Easier to harden our AIML implementation. Today we rely on each developer to get it right. This is a problem, because the XML parser is brittle. If an AIML topic is rejected, subsequent loading from that file stops: all the following topics are ignored. This means that from a file containing 15,000 topics, only the first few hundred might be loaded if there’s a simple XML typo like forgetting a closing angle bracket. Also, notice to developers is non-automated: someone has to read the logs. If by contrast we deploy the AIML interpreter as its own service, we can use standard CI to validate new AIML centrally, independently of developers, in multiple passes. Like this: check in new AIML —> Jenkins fires a build —> the AIML is validated with the same SAX parser the interpreter uses at runtime —> if the validations fail, the build stops and developers are notified; if the validations succeed, a remote script triggers a pull from SCM, updating the runtime AIML —> the app is redeployed, invisibly to end users, without downtime —> a final round of functional tests written in the SoapUI tool validates the AIML rules at runtime, catching any regressions. This is really pretty nifty.
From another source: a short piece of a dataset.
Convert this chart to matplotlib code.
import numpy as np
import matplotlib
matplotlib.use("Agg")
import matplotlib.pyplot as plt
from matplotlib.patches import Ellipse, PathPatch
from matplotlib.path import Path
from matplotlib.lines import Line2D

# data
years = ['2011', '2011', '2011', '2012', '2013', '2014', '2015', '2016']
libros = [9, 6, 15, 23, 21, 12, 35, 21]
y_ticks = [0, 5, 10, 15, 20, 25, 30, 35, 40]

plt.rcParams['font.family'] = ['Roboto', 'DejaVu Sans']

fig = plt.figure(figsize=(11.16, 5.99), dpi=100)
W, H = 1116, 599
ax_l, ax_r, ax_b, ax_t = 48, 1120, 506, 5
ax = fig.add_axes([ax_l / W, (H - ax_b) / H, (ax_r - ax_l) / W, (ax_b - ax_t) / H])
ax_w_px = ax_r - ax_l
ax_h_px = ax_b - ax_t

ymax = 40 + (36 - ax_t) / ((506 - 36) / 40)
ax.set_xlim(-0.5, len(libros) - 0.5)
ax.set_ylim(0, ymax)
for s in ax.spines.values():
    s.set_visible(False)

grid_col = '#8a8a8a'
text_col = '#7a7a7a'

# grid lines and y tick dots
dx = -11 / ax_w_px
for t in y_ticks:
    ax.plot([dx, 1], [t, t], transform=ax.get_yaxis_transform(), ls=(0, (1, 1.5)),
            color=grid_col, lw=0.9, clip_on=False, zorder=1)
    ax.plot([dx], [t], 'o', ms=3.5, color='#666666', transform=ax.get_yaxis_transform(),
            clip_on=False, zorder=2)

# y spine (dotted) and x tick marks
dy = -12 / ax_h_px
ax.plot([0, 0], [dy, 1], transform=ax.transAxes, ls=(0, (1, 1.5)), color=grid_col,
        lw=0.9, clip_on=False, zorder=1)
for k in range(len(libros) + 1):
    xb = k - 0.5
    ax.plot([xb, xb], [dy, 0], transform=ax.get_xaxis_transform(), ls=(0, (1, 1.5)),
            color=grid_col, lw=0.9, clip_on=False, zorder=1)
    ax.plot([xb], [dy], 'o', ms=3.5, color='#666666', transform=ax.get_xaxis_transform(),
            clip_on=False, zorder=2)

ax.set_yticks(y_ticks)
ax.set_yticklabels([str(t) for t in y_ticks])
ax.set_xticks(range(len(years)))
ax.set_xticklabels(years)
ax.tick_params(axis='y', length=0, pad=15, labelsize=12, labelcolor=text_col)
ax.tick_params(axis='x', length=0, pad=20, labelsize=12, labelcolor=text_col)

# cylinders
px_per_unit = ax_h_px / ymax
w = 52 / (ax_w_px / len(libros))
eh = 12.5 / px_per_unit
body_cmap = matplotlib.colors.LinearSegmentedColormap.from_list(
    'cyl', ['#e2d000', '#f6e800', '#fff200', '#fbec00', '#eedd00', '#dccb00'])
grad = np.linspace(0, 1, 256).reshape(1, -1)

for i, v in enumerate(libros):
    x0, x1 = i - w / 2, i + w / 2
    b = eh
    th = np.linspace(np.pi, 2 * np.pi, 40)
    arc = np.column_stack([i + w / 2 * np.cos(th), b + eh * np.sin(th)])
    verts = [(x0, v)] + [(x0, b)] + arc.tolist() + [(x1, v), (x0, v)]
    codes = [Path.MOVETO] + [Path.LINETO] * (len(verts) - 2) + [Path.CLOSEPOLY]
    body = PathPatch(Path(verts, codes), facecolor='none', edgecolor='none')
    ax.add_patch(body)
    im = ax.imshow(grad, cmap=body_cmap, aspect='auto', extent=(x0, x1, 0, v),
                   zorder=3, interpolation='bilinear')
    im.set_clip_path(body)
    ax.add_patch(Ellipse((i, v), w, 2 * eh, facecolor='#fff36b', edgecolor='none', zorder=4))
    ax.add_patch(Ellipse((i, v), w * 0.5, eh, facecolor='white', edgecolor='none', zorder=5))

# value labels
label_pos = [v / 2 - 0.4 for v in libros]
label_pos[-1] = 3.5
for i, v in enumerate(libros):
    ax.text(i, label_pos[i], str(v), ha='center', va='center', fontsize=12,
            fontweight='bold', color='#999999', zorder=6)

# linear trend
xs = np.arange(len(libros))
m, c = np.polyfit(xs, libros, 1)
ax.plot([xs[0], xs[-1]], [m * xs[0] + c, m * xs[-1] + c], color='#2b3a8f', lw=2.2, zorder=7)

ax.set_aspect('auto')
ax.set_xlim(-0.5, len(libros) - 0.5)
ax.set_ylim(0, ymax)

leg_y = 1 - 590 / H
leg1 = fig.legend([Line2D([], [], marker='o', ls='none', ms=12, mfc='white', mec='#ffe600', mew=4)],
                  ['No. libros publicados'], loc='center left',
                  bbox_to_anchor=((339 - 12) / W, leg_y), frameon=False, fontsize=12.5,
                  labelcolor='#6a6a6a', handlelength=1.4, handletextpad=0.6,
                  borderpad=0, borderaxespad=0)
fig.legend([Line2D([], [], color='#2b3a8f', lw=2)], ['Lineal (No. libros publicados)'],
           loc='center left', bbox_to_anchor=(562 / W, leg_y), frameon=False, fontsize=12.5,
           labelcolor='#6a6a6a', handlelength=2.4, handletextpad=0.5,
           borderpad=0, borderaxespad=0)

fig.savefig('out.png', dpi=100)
Easier to swap-out or enhance AIML interpreters without having to rebuild and redistribute an army of dependents. Specifically, we’re unhappy with the “Program AB” reference implementation, which is brittle and poorly performant. We’re likely to either replace it or fully rework it soon-ish. Decoupling that engine from its clients helps to future-proof.
Enables the AIML engine to become fully “elastic” in The Cloud: scaling out or in automatically under load. Nice!
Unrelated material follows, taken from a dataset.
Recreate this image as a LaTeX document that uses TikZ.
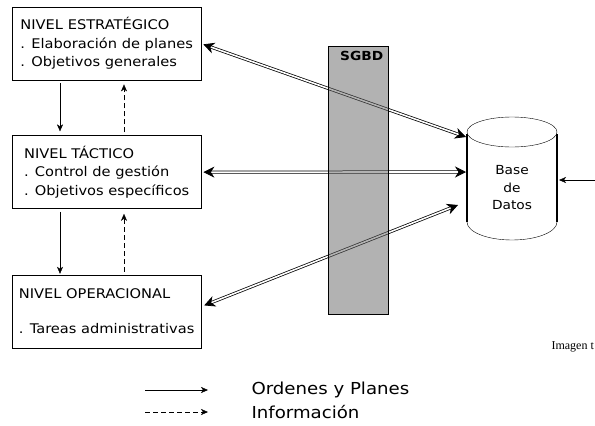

Here are the migration steps:
Pull the AIML interpreter out of the bot code, into a standalone application accessed as a RESTful service running in The Cloud. Very super minorly tricky, because the off-the-shelf AIML interpreters for Java are file-centric, reading from and writing to directories requiring access. Granted we’re not interested in re-writing the interpreter to be more flexible, this rules out Google App Engine, which has no concept of file system. So, Elastic Beanstalk. With a little bit of hoop-jumping we can make that work. A shell script in the ec2-user’s home directory pulls revised AIML from SCM; Jenkins will fire that shell script remotely. Alternatively, we could package the interpreter code and AIML files together in a single WAR which we'd redeploy with every change. Although this is simpler, I decided against it since our AIML developers are used to accessing their source files in a separate location in SCM. It may be necessary to revisit this, as updates to EB now rely on knowing the underlying EC2 instances’ DNS addresses, which of course can change elastically under load.
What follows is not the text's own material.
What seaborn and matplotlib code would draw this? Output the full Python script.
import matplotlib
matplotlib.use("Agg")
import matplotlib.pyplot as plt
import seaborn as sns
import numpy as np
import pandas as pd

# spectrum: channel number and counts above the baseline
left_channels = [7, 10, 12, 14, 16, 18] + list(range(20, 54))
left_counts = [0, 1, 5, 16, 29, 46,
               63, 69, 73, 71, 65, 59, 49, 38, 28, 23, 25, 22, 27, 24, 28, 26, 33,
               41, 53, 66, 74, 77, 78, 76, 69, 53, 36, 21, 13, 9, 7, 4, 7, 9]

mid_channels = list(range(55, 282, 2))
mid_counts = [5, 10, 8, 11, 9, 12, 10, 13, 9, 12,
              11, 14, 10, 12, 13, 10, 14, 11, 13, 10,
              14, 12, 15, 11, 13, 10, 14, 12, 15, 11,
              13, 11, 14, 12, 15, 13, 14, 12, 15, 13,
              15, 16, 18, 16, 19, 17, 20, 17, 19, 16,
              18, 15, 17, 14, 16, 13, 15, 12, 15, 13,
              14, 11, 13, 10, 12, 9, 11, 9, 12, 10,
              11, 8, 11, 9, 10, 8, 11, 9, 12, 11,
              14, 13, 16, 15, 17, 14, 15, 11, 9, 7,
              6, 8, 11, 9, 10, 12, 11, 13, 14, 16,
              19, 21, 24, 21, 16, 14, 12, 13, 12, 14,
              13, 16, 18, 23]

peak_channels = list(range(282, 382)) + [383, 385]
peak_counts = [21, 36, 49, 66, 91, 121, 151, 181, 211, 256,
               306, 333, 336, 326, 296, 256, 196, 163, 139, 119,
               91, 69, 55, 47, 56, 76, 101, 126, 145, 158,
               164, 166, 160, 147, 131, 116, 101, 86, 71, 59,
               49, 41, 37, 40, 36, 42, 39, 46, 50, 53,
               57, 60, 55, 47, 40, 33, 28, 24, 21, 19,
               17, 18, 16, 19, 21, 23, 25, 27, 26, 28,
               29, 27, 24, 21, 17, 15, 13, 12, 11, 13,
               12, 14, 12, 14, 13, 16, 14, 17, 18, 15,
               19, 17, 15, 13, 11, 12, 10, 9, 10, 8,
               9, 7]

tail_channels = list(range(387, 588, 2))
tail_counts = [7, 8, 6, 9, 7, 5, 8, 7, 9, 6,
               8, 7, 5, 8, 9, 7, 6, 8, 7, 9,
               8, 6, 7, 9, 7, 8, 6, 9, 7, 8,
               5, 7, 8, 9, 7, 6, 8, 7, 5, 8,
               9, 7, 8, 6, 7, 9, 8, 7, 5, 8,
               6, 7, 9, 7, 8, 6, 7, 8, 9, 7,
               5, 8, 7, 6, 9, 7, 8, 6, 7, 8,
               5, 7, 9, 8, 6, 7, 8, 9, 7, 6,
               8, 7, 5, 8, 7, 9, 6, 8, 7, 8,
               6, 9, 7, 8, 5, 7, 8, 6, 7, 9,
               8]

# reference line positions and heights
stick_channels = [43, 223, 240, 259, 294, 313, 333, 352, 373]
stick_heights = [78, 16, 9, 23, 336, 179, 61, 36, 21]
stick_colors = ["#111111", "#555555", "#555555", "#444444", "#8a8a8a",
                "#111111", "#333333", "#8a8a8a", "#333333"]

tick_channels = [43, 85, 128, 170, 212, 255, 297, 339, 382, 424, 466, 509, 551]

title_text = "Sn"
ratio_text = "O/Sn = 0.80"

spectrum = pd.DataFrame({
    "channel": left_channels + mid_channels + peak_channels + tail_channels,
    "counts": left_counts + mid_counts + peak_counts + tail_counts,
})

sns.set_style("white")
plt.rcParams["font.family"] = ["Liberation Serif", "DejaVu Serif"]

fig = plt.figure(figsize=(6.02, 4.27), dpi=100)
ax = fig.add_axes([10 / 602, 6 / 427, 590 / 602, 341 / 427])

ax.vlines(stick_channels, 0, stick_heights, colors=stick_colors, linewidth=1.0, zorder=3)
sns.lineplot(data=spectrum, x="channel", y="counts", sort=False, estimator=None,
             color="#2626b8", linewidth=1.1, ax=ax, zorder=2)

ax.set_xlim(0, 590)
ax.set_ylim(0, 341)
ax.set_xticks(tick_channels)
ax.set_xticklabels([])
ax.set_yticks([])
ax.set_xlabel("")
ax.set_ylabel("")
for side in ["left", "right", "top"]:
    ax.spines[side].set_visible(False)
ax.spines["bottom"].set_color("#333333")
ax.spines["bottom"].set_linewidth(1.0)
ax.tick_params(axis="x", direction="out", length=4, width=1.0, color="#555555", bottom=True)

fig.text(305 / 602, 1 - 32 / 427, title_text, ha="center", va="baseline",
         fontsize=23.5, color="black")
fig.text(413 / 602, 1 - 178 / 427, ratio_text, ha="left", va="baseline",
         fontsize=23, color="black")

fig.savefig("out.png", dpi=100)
Redesign the AIML interpreter to serve all of the bots. Our legacy vertical monoliths were each-bot-integrates-its-own-interpreter. Here, we’ll serve all AIML from one central RESTful service on Elastic Beanstalk. The REST API will be super-simple: a GET call parameterized with the bot name and the input String. Return an easy-peasy JSON object. That’s really it. Whip it together in JAX-RS and there it is. Let EB scale it if that ever becomes necessary.
Remove the AIML interpreter from the Web site, having the appropriate JSPs now RESTfully GET their conversations from the service on EB.
Remove the AIML interpreter from the TriadCIty bots, having them similarly call into the service. I decided while I was at it to consolidate the four existing bots into a single JAR rather than continuing to build each as a separate project. This is simpler, and there’s very little Java code distinguishing the bots, really just some hard-wiring of default responses and some variation of the circumstances in which they’ll intervene in chats. A configuration file determines which bot to run; the consolidated code figures out which bot-centric classes to load.
Configure Jenkins to manage Continuous Delivery. The CI build fires when updates are made to the central SCM. The build lifecycle now includes two cycles of AIML validation. A first pass ensures XML correctness before changes are pushed to production; a second pass validates the AIML rules by comparing expected to actual outputs. If we were a larger company I’d break CD into a deployment pipeline where we'd push first to a functional test environment to run these SoapUI-based tests, acting as a quality gate to production. I may circle back and do this at a later time. For now we’ll just do it in production, and send ourselves an email when a test fails.
Now let's add some PaaS sugar. We can log inputs which fail to match any AIML rules, triggering default responses. This feedback will let our botmasters know what their users are interested in, and how their bots are performing. Since we’re on AWS, let’s log to DynamoDB, with a super simple schema: bot name, <input>, <topic>, <that>. Then let’s schedule a job to report on these failures, say, weekly. Coolness! Let’s additionally modularize and abstract this logging so that we’re not 100% married to AWS; we’ll do that with the standard OO Strategy Pattern, via an Interface with a Factory delegating to concrete implementations servicing different environments. Later if we want to bolt from AWS we can simply implement a new Strategy class for wherever we go without untangling miles of upstream code. Check. The migration took two working days, following the steps above. AWS basics are straightforward, with intuitive controls. To my surprise, DynamoDB logging required a full third day. I struggled to get connected - turns out the published Developer Guide is missing one key point, and incorrect on another. To connect you have to specify the AWS region, duh. And, Integer keys are not necessary, Strings are fine, and there's a handy "@DynamoDBAutoGeneratedKey" annotation in the Java SDK which'll auto-gen the key for you. Nice. Pleased to get it going: I'd very much prefer NoSQL solutions, especially when the data are inherently non-relational, as these records unavoidably are.
One more area of enhancement seems obvious. Writing these log messages directly to db is synchronous: our RESTful API server will block during the transaction. Let's put a message queue between the API server and the database: we'll fire the log messages and forget them. Easy-peasy: add a "worker tier" to the application; call the write-to-DynamoDB logic from its POST method; implement a new Strategy object which writes log messages to SQS instead of database. Half a day. The platform is now in place upon which we’ll build a new generation of bots more advanced than these. There’s an upcoming project to rebuild our QA bots via the Drools rules engine - QA bots seem a natural venue for rules-based AI and with Drools we can invent a Domain Specific Language for QA, enabling simple-ish future expansion. Let’s get on it. The next Cloud migration step will be SmartMonsters’ fully-dynamic Web site. More to follow.